Dana sebesar itu ditanggung bersama, yakni oleh Pemerintah Pusat yang menggelontorkan anggaran Rp329 miliar, Pemerintah Kota Semarang Rp124 miliar, dan swasta sebesar Rp417 miliar.

Pada akhir Januari 2024, proyek SPAM Semarang Barat dengan sumber air baku yang berasal dari Waduk Jatibarang telah rampung.

Sebelumnya, pada tahun 2017-2019 telah dibangun intake berkapasitas 1.050 liter/detik dengan anggaran APBN Direktorat Jenderal Sumber Daya Air Kementerian PUPR melalui Balai Besar Wilayah Sungai (BBWS) Pemali Juwana senilai Rp105 miliar.

Pada tahun 2019-2021, dibangun Instalasi Pengelolaan Air (IPA) Jatibarang melalui skema Kerja Sama Pemerintah dengan Badan Usaha (KPBU), yakni PT ASB yang merupakan konsorsium antara Moya Indonesia dan PT Medco Infrastruktur dengan nilai Rp417 miliar.

Pada akhir 2021, Kementerian PUPR melalui Ditjen Cipta Karya mengoptimalkan fungsi SPAM Semarang Barat dengan membangun jaringan distribusi utama sepanjang 52,2 kilometer guna mendukung program KPBU.

Pekerjaan dilaksanakan oleh Balai Prasarana Permukiman Wilayah (BPPW) Jawa Tengah dengan penyedia jasa PT Wijaya Karya-Gemilang (KSO) sejak November 2021 dan telah selesai April 2023 dengan biaya sekitar Rp224 miliar.

Saat peresmian Waduk Jatibarang, Presiden Jokowi menilai Kota Semarang merupakan contoh yang baik dalam pemeliharaan air, salah satunya dengan dibangunnya SPAM Semarang Barat yang merupakan program hulu sampai hilir.

Proyek tersebut dinilai sehat karena sambungan pipanya lebih 60 persen dan kapasitas 1.000 liter per detik dengan menjangkau 70 ribu sambungan rumah tangga, melayani 350 ribu jiwa di Semarang Barat, Ngaliyan dan Tugu.

SPAM Semarang Barat juga dinilai sebagai proyek percontohan pembangunan pipa perkotaan sehingga berharap megaproyek tersebut bisa dikelola dengan baik.

"Saya titip SPAM Semarang Barat agar dikelola dengan baik, dan berfungsi dengan baik: harga terjangkau dan berkesinambungan," kata Presiden Jokowi.


Perluas pasokan

Meski baru diresmikan awal tahun ini, SPAM Semarang Barat sebenarnya telah digagas sejak 2018, dan telah dioperasikan perdana pada 2021 semasa Hendrar Prihadi masih menjadi Wali Kota Semarang.

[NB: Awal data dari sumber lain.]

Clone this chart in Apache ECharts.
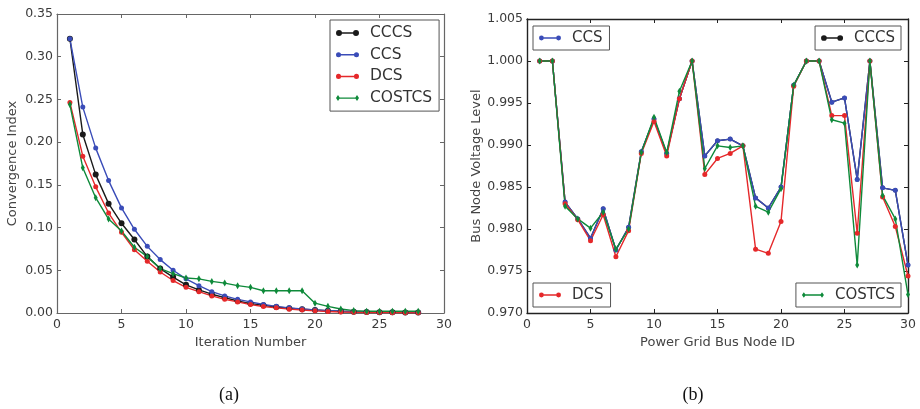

Selain di Kota Semarang, Kementerian PUPR juga telah membangun fasilitas serupa di sejumlah daerah, seperti SPAM Umbulan di Jawa Timur, SPAM Kartamantul di Yogyakarta, dan SPAM di Bandarlampung.

Namun, SPAM Semarang Barat sebagai proyek strategis nasional (PSN) tercatat sebagai SPAM pertama di Indonesia yang dikelola menggunakan skema KPBU atau kolaborasi berbagai pihak.

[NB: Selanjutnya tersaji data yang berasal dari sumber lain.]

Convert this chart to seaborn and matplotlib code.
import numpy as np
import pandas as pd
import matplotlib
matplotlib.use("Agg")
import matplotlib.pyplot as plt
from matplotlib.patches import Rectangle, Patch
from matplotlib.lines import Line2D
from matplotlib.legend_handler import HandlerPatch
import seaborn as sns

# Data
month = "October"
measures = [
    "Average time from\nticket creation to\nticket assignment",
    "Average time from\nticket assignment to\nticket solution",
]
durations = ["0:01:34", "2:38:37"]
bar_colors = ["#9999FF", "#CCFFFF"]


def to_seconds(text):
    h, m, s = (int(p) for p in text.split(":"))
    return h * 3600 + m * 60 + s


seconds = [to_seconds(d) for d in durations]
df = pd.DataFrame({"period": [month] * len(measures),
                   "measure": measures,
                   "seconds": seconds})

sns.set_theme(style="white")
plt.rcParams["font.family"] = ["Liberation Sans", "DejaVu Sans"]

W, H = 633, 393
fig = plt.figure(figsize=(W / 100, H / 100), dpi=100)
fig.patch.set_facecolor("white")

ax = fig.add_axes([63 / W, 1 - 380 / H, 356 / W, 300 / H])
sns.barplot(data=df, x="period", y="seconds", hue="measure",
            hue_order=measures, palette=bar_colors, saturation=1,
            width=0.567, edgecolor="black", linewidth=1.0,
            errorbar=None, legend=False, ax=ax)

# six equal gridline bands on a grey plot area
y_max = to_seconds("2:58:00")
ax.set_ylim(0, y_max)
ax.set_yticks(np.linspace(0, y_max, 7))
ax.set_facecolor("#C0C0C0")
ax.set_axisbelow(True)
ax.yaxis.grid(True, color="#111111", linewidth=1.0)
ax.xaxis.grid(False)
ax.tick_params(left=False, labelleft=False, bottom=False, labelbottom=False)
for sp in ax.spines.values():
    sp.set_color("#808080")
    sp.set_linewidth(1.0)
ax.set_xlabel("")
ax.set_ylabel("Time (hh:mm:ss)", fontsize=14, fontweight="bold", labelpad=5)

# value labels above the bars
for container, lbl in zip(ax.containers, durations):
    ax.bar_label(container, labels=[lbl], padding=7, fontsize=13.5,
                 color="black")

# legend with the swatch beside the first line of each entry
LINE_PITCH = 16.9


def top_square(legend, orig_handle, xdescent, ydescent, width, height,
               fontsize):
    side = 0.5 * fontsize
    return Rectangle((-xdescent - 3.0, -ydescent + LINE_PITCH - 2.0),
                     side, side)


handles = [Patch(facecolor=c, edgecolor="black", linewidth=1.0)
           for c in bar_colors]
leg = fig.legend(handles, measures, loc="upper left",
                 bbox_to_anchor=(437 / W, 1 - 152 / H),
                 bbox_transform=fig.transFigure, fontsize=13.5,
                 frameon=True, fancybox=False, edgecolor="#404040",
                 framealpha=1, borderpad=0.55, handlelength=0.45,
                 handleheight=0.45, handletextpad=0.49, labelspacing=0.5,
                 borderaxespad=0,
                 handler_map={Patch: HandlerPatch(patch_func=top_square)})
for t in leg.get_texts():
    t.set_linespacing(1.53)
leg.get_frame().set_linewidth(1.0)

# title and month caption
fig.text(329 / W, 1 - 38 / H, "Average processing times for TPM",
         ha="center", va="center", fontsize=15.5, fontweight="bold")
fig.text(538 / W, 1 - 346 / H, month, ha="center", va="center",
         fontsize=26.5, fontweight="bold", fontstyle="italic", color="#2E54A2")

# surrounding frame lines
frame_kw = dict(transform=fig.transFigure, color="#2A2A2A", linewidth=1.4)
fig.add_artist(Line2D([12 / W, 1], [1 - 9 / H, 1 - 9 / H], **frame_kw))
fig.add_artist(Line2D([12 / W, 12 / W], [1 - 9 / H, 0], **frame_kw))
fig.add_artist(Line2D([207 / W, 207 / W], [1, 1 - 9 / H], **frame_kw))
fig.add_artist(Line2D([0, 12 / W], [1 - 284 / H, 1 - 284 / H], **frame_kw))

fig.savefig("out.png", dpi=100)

Wali Kota Semarang Hevearita Gunaryanti Rahayu menjelaskan bahwa pembangunan SPAM Semarang Barat merupakan hasil kolaborasi untuk mewujudkan air bersih, seiring kebutuhan masyarakat terhadap air untuk dikonsumsi.

SPAM Semarang Barat merupakan bentuk kaloborasi luar biasa antara Pemerintah Pusat, daerah, dan swasta. "Ini kolaborasi yang luar biasa karena air minum kebutuhan sangat banyak," katanya.

Bahkan, SPAM Semarang Barat digadang mampu menyelesaikan krisis air bersih, terutama yang terjadi di wilayah Semarang Barat, Tugu, dan Ngaliyan, serta menjadi pengendali pemanfaatan ABT.

Seiring dengan pengoperasian SPAM Semarang Barat, cakupan layanan PDAM Tirta Moedal juga makin luas, setidaknya bertambah menjadi 80 persen, dari cakupan semula 60-65 persen.

Tak berhenti dengan dibangunnya SPAM Semarang Barat, PDAM Tirta Moedal juga terus menambah jaringan distribusi kepada masyarakat dengan perpipaan kecil ke berbagai kawasan permukiman.

Masyarakat tentu berharap keberadaan SPAM Semarang Barat mampu menjawab berbagai persoalan, khususnya mengenai air bersih yang selama ini dikeluhkan masyarakat yang belum tercakup layanan PDAM.

Dengan cakupan layanan air bersih PDAM yang kian luas, Pemerintah Kota Semarang pun semestinya bisa lebih tegas dalam menertibkan penggunaan ABT secara serampangan dan melanggar aturan.

Apalagi, dampak dari penurunan muka tanah telah sangat dirasakan masyarakat. Jadi, jika tak segera ditindak tegas bukan tidak mungkin Kota Semarang akan makin cepat tenggelam.